This seems wrong.
http://www.livescience.com/23496-spanking-high-school-students-texas-policy.html
In a seemingly counterintuitive move, a Texas school district has changed its policies to allow opposite-gender faculty to paddle students after a controversy regarding two high-school girls being paddled by a male vice principal.
The Texas controversy began after two parents in Springtown, Texas, complained that their daughters had been paddled by male faculty hard enough to leave welts and bruises.

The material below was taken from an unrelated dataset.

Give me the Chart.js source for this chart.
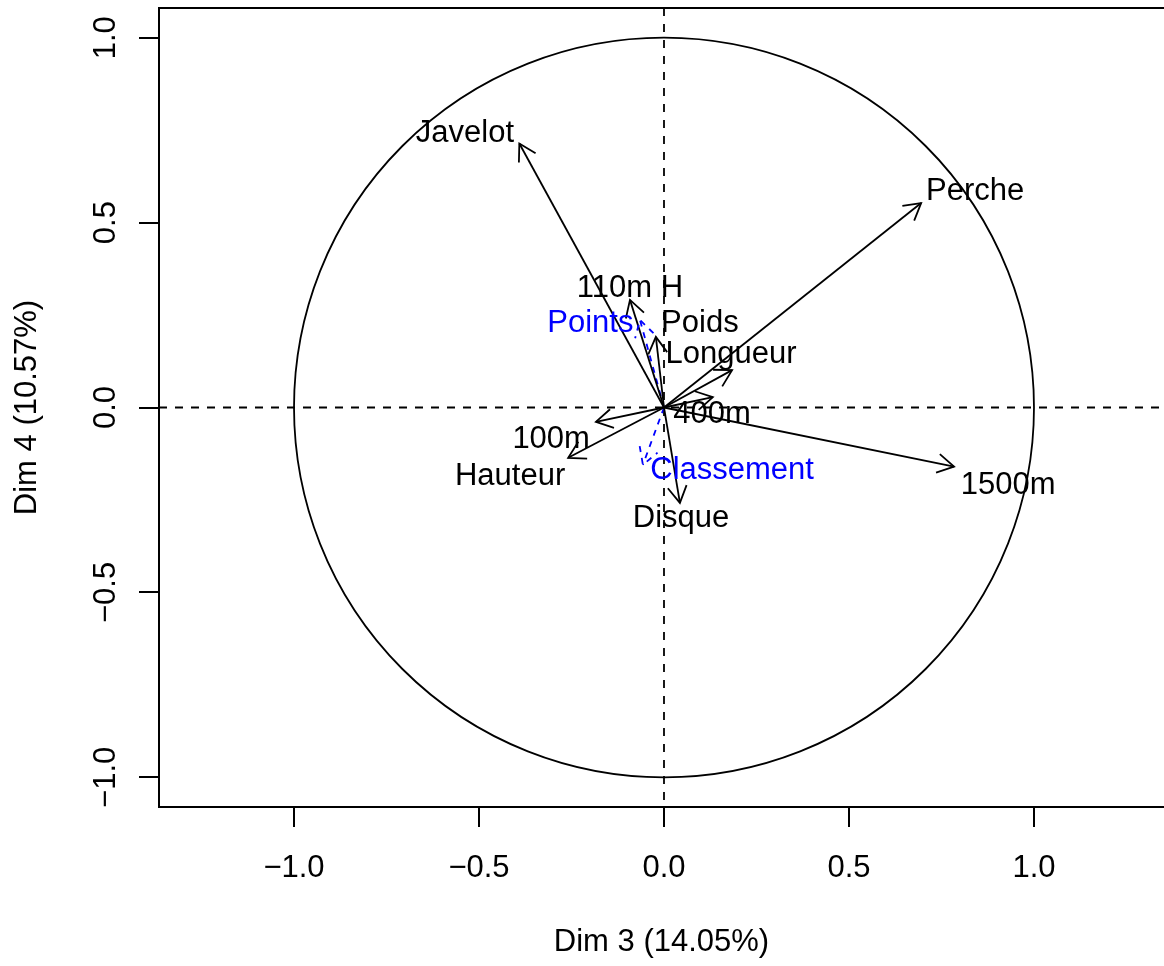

On Monday night (Sept. 24), the school district responded to the controversy by altering their policy to allow opposite-sex faculty to spank students. Texas is one of the 19 states where school corporal punishment is still legal, according to the nonprofit Center for Effective Discipline. In 2005-2006, the most recent school year data is available, about 1 percent of Texas students were physically punished, according to the Center's data. That year, Mississippi schools engaged in the most corporal punishment compared with the other 18 states, with 7.5 percent of students getting paddled.
Effects of spanking
Because it would be unethical to randomly assign kids to lives where they are either spanked or not spanked the experimental method researchers turn to correlational studies to look for links between spanking and behavior. They find that spanking is linked with aggression, delinquency, mental health problems and difficulties in parent-child relationships. There are even studies suggesting that spanking lowers intelligence, but those findings are uncertain as researchers don't yet understand what drives the link, said Elizabeth Gershoff, a professor of human development and family sciences at the University of Texas, Austin.
The correlations hold even after controlling for factors such as socioeconomic status or how aggressive a child is to start with. Critics often argue that already-aggressive children get spanked more, Gershoff told LIveScience.
"That's definitely true, but it doesn't explain the whole story," she said. "Even when you put that into the equation, [spanking] still predicts an increase in aggression. In no case does spanking make kids less aggressive."
The aggression-spanking link is likely a result of learned behavior, social scientists say. When kids see their parents using violence, they can reach the conclusion that hitting is sometimes okay.
"They come to think of using physical force or violence as an acceptable way to get what they want," said Jennifer Lansford, a researcher at Duke University's Center for Child and Family Policy. "Then they are more likely, in the future, to themselves use physical force."